Schaustellerei und Familie
Die Schaustellerei ist ein besonderes Geschäft. Auch wenn man jedes Jahr an den gleichen Plätzen aufbaut, ist es jedesmal anders. Man muss sich sehr flexibel auf neue Anforderungen vor Ort einstellen. „Wichtig war für mich dabei immer meine Familie. Meine Frau unterstützte mich tatkräftig in den kaufmännischen und organisatorischen Dingen. Mussten doch neben den Kindern auch bis zu acht Angestellte versorgt werden. Sie machte die kaufmännischen Abwicklungen, saß in der Kasse, kochte Essen für alle Angestellten und sorgte für einen reibungslosen Ablauf des Betriebes. Ohne eine starke Frau kann man als Schausteller nicht überleben.“ Heute sind die beiden seit über 60 Jahren glücklich verheiratet.
Wolf Clauss verkaufte seinen Playball, als er in Pension ging.
Ein Stück seiner Geschichte lebt heute aktiv weiter.
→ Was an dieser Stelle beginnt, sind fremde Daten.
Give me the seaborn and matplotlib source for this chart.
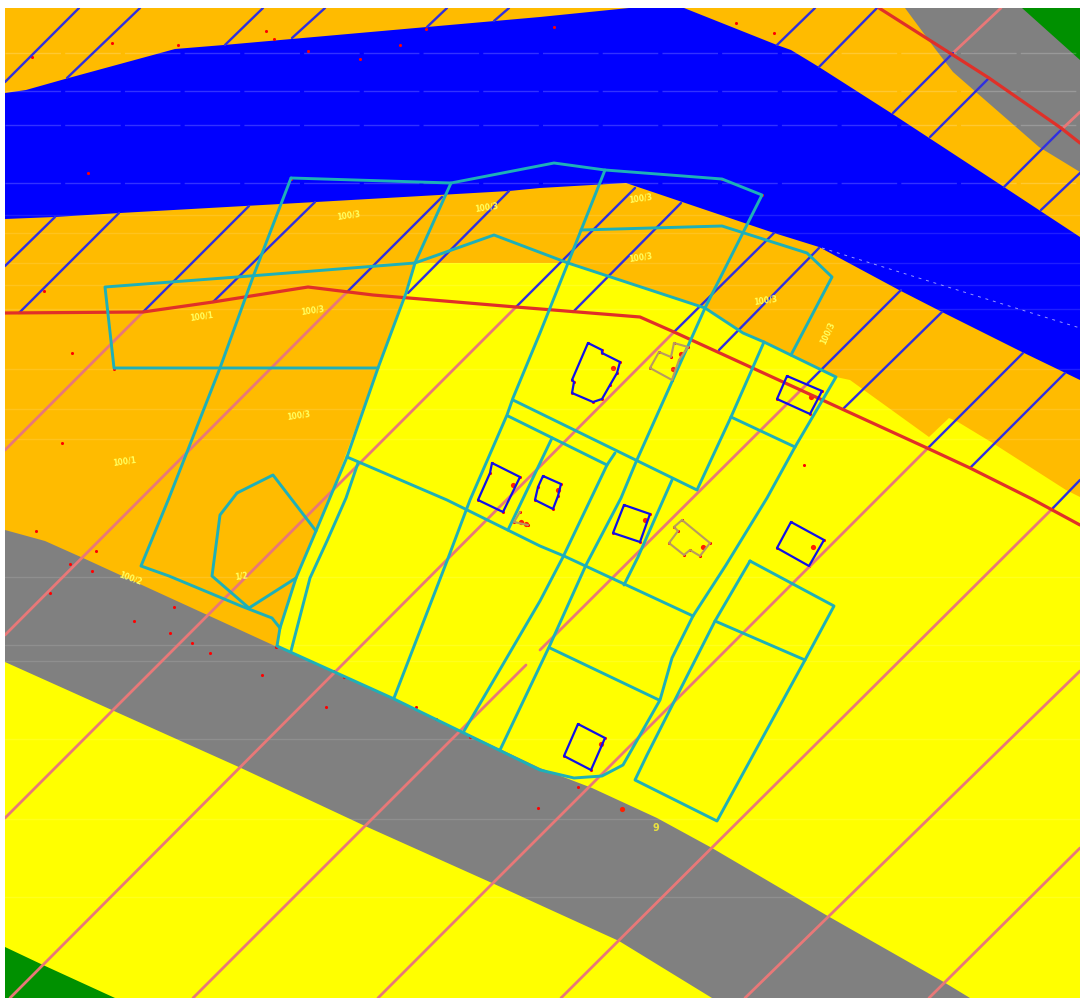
import matplotlib
matplotlib.use("Agg")
import matplotlib.pyplot as plt
import seaborn as sns

# all coordinates
orange_area = [(5, 8), (1080, 8), (1080, 497), (1066, 490), (991, 442), (958, 422), (949, 418), (929, 437),
               (850, 380), (836, 377), (764, 342), (743, 333), (705, 308), (568, 263), (415, 263), (378, 368),
               (330, 497), (316, 531), (296, 578), (280, 628), (277, 647), (5, 600)]
river = [(5, 93), (26, 90), (65, 79), (175, 49), (224, 45), (427, 27), (540, 17), (629, 8), (684, 8), (777, 45),
         (791, 50), (819, 67), (891, 113), (1004, 187), (1080, 237), (1080, 380), (1022, 352), (942, 312),
         (899, 290), (819, 247), (774, 233), (626, 183), (540, 188), (509, 191), (316, 202), (120, 213),
         (55, 217), (5, 219)]
road_main = [(5, 530), (45, 541), (83, 558), (275, 646), (392, 698), (540, 768), (592, 788), (657, 818),
             (712, 848), (826, 915), (942, 981), (970, 998), (712, 998), (619, 941), (540, 905), (492, 883),
             (365, 826), (241, 768), (114, 711), (5, 662)]
road_corner = [(905, 8), (936, 50), (953, 72), (977, 93), (1039, 147), (1080, 172), (1080, 8)]
green_top = [(1022, 8), (1080, 60), (1080, 8)]
green_bottom = [(5, 947), (43, 965), (115, 998), (5, 998)]

hatch_blue = [
    [(5, 82), (79, 8)], [(67, 78), (140, 8)], [(225, 45), (263, 8)], [(292, 38), (325, 8)],
    [(427, 27), (447, 8)], [(494, 21), (509, 8)], [(777, 45), (815, 8)], [(819, 67), (877, 8)],
    [(893, 113), (953, 53)], [(930, 137), (989, 78)], [(1004, 187), (1061, 130)], [(1041, 210), (1080, 173)],
    [(5, 266), (55, 217)], [(19, 313), (119, 213)], [(143, 312), (249, 206)], [(213, 302), (315, 202)],
    [(347, 292), (442, 197)], [(408, 293), (509, 191)], [(516, 307), (635, 188)], [(573, 312), (681, 203)],
    [(674, 332), (774, 233)], [(719, 350), (819, 248)], [(808, 383), (901, 290)], [(844, 408), (942, 312)],
    [(929, 447), (1023, 353)], [(970, 468), (1065, 373)], [(1053, 508), (1080, 480)],
]
hatch_pink = [
    [(953, 53), (1001, 8)], [(1061, 130), (1080, 112)], [(5, 450), (143, 312)], [(5, 635), (347, 292)],
    [(5, 818), (516, 307)], [(10, 998), (674, 332)], [(193, 998), (526, 665)], [(540, 650), (808, 383)],
    [(378, 998), (929, 447)], [(561, 998), (1053, 508)], [(745, 998), (1080, 671)], [(929, 998), (1080, 848)],
]
red_lines = [
    [(5, 313), (143, 312), (213, 302), (308, 287), (373, 295), (516, 307), (640, 317), (674, 332), (927, 448),
     (970, 468), (1032, 499), (1080, 525)],
    [(879, 8), (953, 55), (989, 78), (1061, 128), (1080, 143)],
]
parcels = [
    [(291, 178), (451, 183), (554, 163), (605, 170), (722, 179), (762, 195), (705, 308), (636, 462), (621, 498),
     (586, 565), (550, 645), (500, 750)],
    [(605, 170), (568, 263), (540, 333), (513, 398), (507, 415), (470, 500), (447, 561), (394, 698)],
    [(415, 263), (494, 235), (568, 263), (705, 308), (743, 333), (764, 342), (836, 377), (795, 447), (767, 498),
     (726, 565), (693, 616), (672, 658), (660, 700), (623, 765), (602, 776), (574, 778), (540, 770), (392, 698),
     (277, 646)],
    [(451, 183), (415, 263), (406, 293), (378, 368), (347, 457), (316, 531), (296, 578), (280, 628), (277, 646)],
    [(358, 463), (346, 498), (327, 541), (310, 578), (291, 651)],
    [(291, 178), (253, 277), (220, 368), (169, 498), (141, 566), (169, 576), (241, 606), (272, 618), (280, 628)],
    [(237, 493), (273, 475), (316, 531)],
    [(237, 493), (220, 515), (212, 576), (249, 608), (296, 578)],
    [(415, 263), (237, 277), (105, 287), (114, 368), (378, 368)],
    [(581, 230), (722, 226), (807, 253), (832, 277), (791, 355)],
    [(513, 400), (697, 490), (731, 417), (764, 342)],
    [(731, 417), (795, 447)],
    [(508, 416), (607, 465), (563, 557), (540, 601), (464, 731)],
    [(615, 453), (607, 465)],
    [(552, 438), (508, 530)],
    [(672, 480), (638, 557), (624, 585)],
    [(347, 457), (447, 500), (540, 546), (564, 556), (693, 616)],
    [(550, 648), (659, 700)],
    [(750, 561), (834, 606), (805, 660), (717, 821), (635, 780), (647, 755), (715, 621), (750, 561)],
    [(715, 621), (805, 660)],
]
houses_blue = [
    [(588, 343), (602, 350), (602, 353), (620, 362), (617, 373), (610, 385), (602, 399), (593, 402), (572, 393),
     (574, 382), (572, 380), (588, 343)],
    [(492, 463), (520, 477), (503, 512), (478, 500), (490, 473), (492, 463)],
    [(543, 476), (561, 484), (558, 496), (553, 509), (535, 500), (538, 487), (543, 476)],
    [(624, 505), (650, 514), (640, 542), (613, 533), (624, 505)],
    [(791, 522), (824, 540), (809, 566), (777, 548), (791, 522)],
    [(578, 724), (605, 738), (591, 770), (564, 756), (578, 724)],
    [(787, 376), (822, 391), (810, 414), (777, 399), (787, 376)],
]
houses_brown = [
    [(674, 343), (688, 347), (679, 360), (672, 380), (650, 368), (659, 352), (671, 357), (674, 343)],
    [(682, 520), (710, 543), (700, 556), (690, 550), (684, 555), (669, 543), (678, 531), (674, 527), (682, 520)],
    [(520, 512), (514, 522), (528, 525)],
]
red_dots_x = [32, 112, 178, 266, 274, 308, 360, 400, 426, 88, 291, 44, 72, 62, 114, 554, 736, 774, 722, 762, 804,
              36, 96, 70, 92, 50, 174, 134, 170, 192, 210, 262, 276, 334, 344, 326, 416, 436, 470, 538, 578]
red_dots_y = [57, 43, 45, 31, 39, 51, 59, 45, 29, 173, 179, 291, 353, 443, 369, 27, 23, 33, 179, 195, 465,
              531, 551, 564, 571, 593, 607, 621, 633, 643, 653, 675, 647, 671, 677, 707, 707, 719, 737, 808, 787]
big_dots_x = [613, 673, 681, 811, 513, 558, 645, 703, 813, 601, 622, 521, 526]
big_dots_y = [368, 369, 354, 397, 485, 490, 520, 547, 547, 744, 809, 522, 524]
label_x = [348, 486, 640, 640, 765, 827, 201, 312, 298, 124, 130, 241]
label_y = [215, 207, 198, 257, 300, 333, 316, 310, 415, 461, 578, 576]
label_rot = [8, 8, 8, 8, 8, 65, 8, 8, 8, 8, -20, 8]
label_txt = ["100/3", "100/3", "100/3", "100/3", "100/3", "100/3", "100/1", "100/3", "100/3", "100/1", "100/2", "1/2"]
streak_y_river = [53, 91, 125, 183]
streak_y_land = [215, 233, 263, 285, 309, 369, 409, 439, 577, 645, 661, 739, 819, 897]


def draw_line(points, color, width, ax, **kw):
    xs = [p[0] for p in points]
    ys = [p[1] for p in points]
    sns.lineplot(x=xs, y=ys, sort=False, estimator=None, color=color, linewidth=width, ax=ax, **kw)


def fill_area(points, color, ax):
    ax.fill([p[0] for p in points], [p[1] for p in points], color=color, linewidth=0)


sns.set_theme(style="white")
fig = plt.figure(figsize=(10.8, 9.98), dpi=100)
ax = fig.add_axes([5 / 1080, 0, 1075 / 1080, 990 / 998])
ax.set_facecolor("#FFFF00")

fill_area(orange_area, "#FFBB00", ax)
fill_area(road_corner, "#808080", ax)
fill_area(road_main, "#808080", ax)
fill_area(river, "#0000FF", ax)
fill_area(green_top, "#009000", ax)
fill_area(green_bottom, "#009000", ax)

for y in streak_y_river:
    ax.axhline(y, color="white", alpha=0.2, linewidth=1.0, dashes=(40, 3))
for y in streak_y_land:
    ax.axhline(y, color="white", alpha=0.12, linewidth=1.0)
draw_line([(822, 248), (1080, 328)], "white", 0.7, ax, alpha=0.6, dashes=(3, 5))

for seg in hatch_pink:
    draw_line(seg, "#E87878", 2.0, ax)
for seg in hatch_blue:
    draw_line(seg, "#2F2FE0", 1.7, ax)
for seg in red_lines:
    draw_line(seg, "#E03028", 2.3, ax)
for seg in parcels:
    draw_line(seg, "#1EB0B8", 2.1, ax)
for seg in houses_brown:
    draw_line(seg, "#B89A60", 1.5, ax)
    sns.scatterplot(x=[p[0] for p in seg], y=[p[1] for p in seg], color="red", s=5, linewidth=0, ax=ax)
for seg in houses_blue:
    draw_line(seg, "#1010E8", 1.6, ax)
    sns.scatterplot(x=[p[0] for p in seg], y=[p[1] for p in seg], color="red", s=5, linewidth=0, ax=ax)

sns.scatterplot(x=red_dots_x, y=red_dots_y, color="red", s=5, linewidth=0, ax=ax)
sns.scatterplot(x=big_dots_x, y=big_dots_y, color="#FF2000", s=14, linewidth=0, ax=ax)

for x, y, r, t in zip(label_x, label_y, label_rot, label_txt):
    ax.text(x, y, t, color="#FFFF60", fontsize=5.5, fontweight="bold", rotation=r, ha="center", va="center")
ax.text(656, 828, "9", color="#E8E040", fontsize=7, fontweight="bold", ha="center", va="center")

ax.set_xlim(5, 1080)
ax.set_ylim(998, 8)
ax.set_xticks([])
ax.set_yticks([])
sns.despine(ax=ax, left=True, bottom=True)
fig.savefig("out.png", dpi=100)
Sein Sohn ist heute auf dem Oktoberfest mit „Flip Fly“ vertreten, das sie gemeinsam bauten.
„Das ist in der heutigen Zeit ein innovatives Konzept, denn der Auf- und Abbau geht schneller und für den Betrieb benötigt man weniger Angestellte“.
Wolf Clauss ist einer der vielen Innovatoren, der jedes Jahr mit neuen Ideen für die Gäste auf dem Oktoberfest vertreten war. Den Zauber des Oktoberfests bzw. des Jahrmarktes verdanken wir heute einer engagierten Generation, die mit Herzblut versuchten, Ihre Ideen in die Realität umzusetzen. Das bedeutete letztendlich viel Arbeit und wenig Freizeit.
Wolf Clauss ist heute 82 Jahre alt und genießt seinen Ruhestand mit seiner Frau. Und natürlich lässt ihn die Neugierde rund um alle technischen Fragen nicht los. Egal, welchen Bereich Sie mit Wolf Clauss ansprechen, sie können sicher sein, dass sie eine tiefbegründete Antwort erhalten. Unser Interview hätte ich gerne tagelang weitergeführt.